7. Against Me! - …Is Reinventing Axl Rose
So many of these albums are on the list because they’re tied into specific times in my life. This is no exception. Sophomore year of college wouldn’t have been nearly as fun if we weren’t drunkenly singing along to …Is Reinventing Axl Rose four (five? Six?) nights a week. Yes, the instrumentation is sloppy. Sure, the vocals aren’t always in key. But the imperfections are what make it work. It meant that people with minimal musical backgrounds like us could learn and play along with these songs really easily. Which is what was mattered back then. But this weekend’s reunion with roommates at one of their weddings proved that those songs are still just as great to us four years removed.
6. Rilo Kiley - The Execution of All Things
I do not usually like female vocalists. It’s not me being sexist, I just tend to be able to appreciate men’s voices more. That is why Jenny Lewis was such a revelation to me back when I first heard her sing. “The Good That Won’t Come Out,” opening this album, manages to capture the kind of girl-next-door timber of her voice and still showcase how, at equal times, angelically wispy and powerfully exuberant it can be. It sets the tone for the rest of the tracks, that balance defines the album.

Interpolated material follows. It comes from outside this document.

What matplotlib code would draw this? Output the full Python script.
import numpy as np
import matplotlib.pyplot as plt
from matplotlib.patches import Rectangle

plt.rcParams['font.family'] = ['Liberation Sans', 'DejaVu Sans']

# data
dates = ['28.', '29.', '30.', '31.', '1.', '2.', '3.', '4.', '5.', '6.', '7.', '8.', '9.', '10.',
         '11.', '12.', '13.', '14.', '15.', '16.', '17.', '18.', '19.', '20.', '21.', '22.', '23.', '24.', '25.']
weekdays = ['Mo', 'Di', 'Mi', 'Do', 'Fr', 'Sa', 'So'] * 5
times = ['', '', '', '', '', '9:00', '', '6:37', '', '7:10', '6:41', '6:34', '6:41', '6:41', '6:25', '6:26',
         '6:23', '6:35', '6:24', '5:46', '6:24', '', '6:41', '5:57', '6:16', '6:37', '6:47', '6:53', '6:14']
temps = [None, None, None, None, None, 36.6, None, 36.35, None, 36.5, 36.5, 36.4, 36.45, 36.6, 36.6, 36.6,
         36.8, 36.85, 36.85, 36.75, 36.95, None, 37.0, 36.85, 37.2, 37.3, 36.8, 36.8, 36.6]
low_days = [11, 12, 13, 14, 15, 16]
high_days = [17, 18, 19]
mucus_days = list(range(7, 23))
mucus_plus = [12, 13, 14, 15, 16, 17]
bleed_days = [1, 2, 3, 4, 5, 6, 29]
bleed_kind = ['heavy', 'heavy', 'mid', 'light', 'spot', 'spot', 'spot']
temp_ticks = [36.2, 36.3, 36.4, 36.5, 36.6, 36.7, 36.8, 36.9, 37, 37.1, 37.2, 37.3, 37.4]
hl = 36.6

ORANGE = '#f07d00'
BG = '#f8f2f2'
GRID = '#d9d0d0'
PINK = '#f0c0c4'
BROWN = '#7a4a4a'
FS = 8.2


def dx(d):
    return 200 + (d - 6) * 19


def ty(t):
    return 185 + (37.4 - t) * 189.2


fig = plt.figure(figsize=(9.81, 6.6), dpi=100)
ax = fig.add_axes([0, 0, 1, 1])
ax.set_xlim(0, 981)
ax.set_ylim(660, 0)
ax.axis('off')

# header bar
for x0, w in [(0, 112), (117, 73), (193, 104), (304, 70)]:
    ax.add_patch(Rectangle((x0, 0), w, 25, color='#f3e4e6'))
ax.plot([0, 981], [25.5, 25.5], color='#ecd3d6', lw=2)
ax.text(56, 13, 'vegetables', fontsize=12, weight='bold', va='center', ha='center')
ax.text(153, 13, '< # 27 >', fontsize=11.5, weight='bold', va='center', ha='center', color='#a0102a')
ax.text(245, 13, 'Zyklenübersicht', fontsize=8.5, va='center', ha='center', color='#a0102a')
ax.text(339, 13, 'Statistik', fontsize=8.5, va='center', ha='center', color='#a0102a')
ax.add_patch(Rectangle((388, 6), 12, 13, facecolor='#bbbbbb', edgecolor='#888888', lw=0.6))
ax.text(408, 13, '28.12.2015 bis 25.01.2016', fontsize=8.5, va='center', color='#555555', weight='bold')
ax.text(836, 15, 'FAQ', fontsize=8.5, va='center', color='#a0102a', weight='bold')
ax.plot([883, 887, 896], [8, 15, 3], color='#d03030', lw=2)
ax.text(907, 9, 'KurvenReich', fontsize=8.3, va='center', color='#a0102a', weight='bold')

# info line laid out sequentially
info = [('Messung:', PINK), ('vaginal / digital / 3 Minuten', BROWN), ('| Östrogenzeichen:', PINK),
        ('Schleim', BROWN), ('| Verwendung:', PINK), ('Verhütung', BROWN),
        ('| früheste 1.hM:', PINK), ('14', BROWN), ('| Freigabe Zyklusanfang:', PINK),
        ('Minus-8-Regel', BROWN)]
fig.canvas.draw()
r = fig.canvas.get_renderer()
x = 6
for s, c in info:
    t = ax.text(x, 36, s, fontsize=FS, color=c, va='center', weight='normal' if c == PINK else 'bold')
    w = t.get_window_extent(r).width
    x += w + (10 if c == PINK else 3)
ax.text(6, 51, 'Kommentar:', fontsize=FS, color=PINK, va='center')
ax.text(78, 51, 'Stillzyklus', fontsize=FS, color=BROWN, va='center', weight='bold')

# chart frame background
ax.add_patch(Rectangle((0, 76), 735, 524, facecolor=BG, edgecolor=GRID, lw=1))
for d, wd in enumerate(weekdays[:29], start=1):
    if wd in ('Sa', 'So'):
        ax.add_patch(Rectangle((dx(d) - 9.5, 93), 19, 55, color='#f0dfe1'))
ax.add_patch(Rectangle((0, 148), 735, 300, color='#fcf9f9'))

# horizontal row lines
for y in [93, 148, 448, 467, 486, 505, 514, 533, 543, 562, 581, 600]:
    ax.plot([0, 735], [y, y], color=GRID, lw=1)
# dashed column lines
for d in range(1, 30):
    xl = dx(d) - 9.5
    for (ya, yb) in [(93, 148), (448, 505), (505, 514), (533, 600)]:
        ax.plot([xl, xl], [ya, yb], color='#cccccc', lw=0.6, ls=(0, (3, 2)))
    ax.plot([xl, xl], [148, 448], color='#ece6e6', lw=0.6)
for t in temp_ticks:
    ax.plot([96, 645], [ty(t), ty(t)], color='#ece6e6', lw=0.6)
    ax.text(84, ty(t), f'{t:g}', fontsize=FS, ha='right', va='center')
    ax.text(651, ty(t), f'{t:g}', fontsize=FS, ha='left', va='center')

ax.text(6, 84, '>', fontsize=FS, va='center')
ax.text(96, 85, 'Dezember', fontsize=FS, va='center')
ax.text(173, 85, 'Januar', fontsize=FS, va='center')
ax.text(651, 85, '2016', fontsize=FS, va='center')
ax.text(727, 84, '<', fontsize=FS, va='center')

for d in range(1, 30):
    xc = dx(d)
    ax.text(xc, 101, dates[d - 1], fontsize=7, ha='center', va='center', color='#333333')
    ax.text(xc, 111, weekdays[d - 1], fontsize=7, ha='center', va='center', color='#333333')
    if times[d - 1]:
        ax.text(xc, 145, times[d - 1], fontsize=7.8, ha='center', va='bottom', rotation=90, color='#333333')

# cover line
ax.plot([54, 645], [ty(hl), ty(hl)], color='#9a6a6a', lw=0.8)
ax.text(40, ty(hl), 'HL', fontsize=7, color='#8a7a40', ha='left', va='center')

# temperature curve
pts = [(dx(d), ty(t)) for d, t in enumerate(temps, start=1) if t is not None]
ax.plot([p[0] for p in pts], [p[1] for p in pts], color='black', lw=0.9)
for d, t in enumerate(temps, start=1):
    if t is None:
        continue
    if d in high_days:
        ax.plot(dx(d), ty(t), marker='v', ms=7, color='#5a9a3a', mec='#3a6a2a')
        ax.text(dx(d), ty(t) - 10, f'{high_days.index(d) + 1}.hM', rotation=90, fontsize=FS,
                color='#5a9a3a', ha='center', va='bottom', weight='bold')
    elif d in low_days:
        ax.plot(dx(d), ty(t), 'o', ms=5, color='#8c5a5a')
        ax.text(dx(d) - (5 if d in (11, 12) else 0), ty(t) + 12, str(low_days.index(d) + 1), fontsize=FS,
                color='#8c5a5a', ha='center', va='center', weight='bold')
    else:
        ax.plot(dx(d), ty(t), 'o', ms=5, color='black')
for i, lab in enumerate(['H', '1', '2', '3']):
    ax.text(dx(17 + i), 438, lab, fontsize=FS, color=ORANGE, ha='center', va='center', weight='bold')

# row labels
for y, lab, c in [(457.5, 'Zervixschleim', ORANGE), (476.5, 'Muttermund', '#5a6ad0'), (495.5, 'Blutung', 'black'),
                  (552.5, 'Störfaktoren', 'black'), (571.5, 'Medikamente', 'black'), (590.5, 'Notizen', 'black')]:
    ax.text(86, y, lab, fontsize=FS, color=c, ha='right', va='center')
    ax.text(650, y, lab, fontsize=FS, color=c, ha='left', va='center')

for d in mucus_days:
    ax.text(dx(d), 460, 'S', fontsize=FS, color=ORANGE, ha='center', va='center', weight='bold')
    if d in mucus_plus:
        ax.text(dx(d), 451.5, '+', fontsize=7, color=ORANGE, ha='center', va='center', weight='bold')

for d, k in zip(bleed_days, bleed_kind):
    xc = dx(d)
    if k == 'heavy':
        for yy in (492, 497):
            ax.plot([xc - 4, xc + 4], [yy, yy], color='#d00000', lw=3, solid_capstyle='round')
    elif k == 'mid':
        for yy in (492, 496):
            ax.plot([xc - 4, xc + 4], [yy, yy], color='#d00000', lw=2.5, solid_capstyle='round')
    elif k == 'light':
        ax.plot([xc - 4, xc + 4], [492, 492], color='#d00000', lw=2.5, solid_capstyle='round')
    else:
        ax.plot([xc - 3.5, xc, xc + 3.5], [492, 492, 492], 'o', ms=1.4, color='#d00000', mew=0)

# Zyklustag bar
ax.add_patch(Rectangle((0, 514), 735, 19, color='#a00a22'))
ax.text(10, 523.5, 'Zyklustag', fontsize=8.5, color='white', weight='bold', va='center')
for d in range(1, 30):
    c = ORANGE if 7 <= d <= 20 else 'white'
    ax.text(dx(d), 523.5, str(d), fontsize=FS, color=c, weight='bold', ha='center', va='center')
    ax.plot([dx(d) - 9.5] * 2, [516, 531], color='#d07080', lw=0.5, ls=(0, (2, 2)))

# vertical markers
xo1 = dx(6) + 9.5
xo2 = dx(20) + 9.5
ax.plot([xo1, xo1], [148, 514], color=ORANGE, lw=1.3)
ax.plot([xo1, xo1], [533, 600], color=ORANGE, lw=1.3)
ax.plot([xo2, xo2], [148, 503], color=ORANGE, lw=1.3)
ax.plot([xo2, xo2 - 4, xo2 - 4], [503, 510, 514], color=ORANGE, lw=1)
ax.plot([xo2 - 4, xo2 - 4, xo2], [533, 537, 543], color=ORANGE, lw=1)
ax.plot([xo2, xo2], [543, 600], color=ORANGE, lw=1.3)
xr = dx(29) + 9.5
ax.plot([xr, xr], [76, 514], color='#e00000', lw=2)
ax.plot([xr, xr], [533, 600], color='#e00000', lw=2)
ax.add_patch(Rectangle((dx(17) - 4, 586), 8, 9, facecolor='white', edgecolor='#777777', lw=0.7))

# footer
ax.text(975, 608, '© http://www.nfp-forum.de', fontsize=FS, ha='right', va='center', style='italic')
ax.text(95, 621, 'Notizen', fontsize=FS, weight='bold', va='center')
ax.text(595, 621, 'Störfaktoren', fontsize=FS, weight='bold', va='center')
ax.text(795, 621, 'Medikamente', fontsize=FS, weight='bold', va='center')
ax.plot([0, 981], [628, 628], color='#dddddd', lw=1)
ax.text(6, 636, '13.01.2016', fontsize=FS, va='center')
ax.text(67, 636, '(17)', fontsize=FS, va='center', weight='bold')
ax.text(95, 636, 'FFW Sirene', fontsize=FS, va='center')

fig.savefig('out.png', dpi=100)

5. Bright Eyes - I’m Wide Awake, It’s Morning
I used to make fun of my friend so hard for liking Bright Eyes. She will never let it go. I still won’t admit that Conor Oberst is the all-out musical genius she’d made him out to be but I will say that this album is one of my favorite examples of a musician taking influences from roots, country and folk music and letting it color his work. He’s a great storyteller and the supporting instrumentation throughout is stellar in its ability to pull every track together.
4. Cursive - Domestica
So raw. Domestica was written and recorded while Tim Kasher was going through a divorce and the anger and confusion pours out of every note. Again, the imperfections are what makes it so great (I see a trend), the dissonance of the guitars and the scratchy, uneven vocals do a great job of making the songs all sound intensely personal even without the lyrics.
3. Damien Rice - O
Maybe the most desperately sad album I’ve ever listened to. Love it. Rice’s voice, especially in its upper register, has a certain quality to it. It’s so clear and powerful that his actual words don’t matter as much as the tone. Lisa Hannigan’s accompanying vocals take a lot of the songs from good to great. Gorgeous music.
2. The Pixies - Doolittle
A lot has been written about how much the Pixies influenced modern music so I’m going to keep this brief. Doolittle still sounds modern and there really isn’t a bad song on the album.
1. Jeff Buckley - Live at Sin-e
1. This is it. My favorite release by my favorite musician, a live album recorded in an intimate venue with a perfect mix of covers and originals. The covers are done so well that I can credit Live at Sin-é with my ongoing love of American Idol, The Voice, Glee and really any cover ever. There’s a couple of Bob Dylan covers that he does better than the originals and it has the best versions of his originals. This is the one album that I can always find the time to listen to.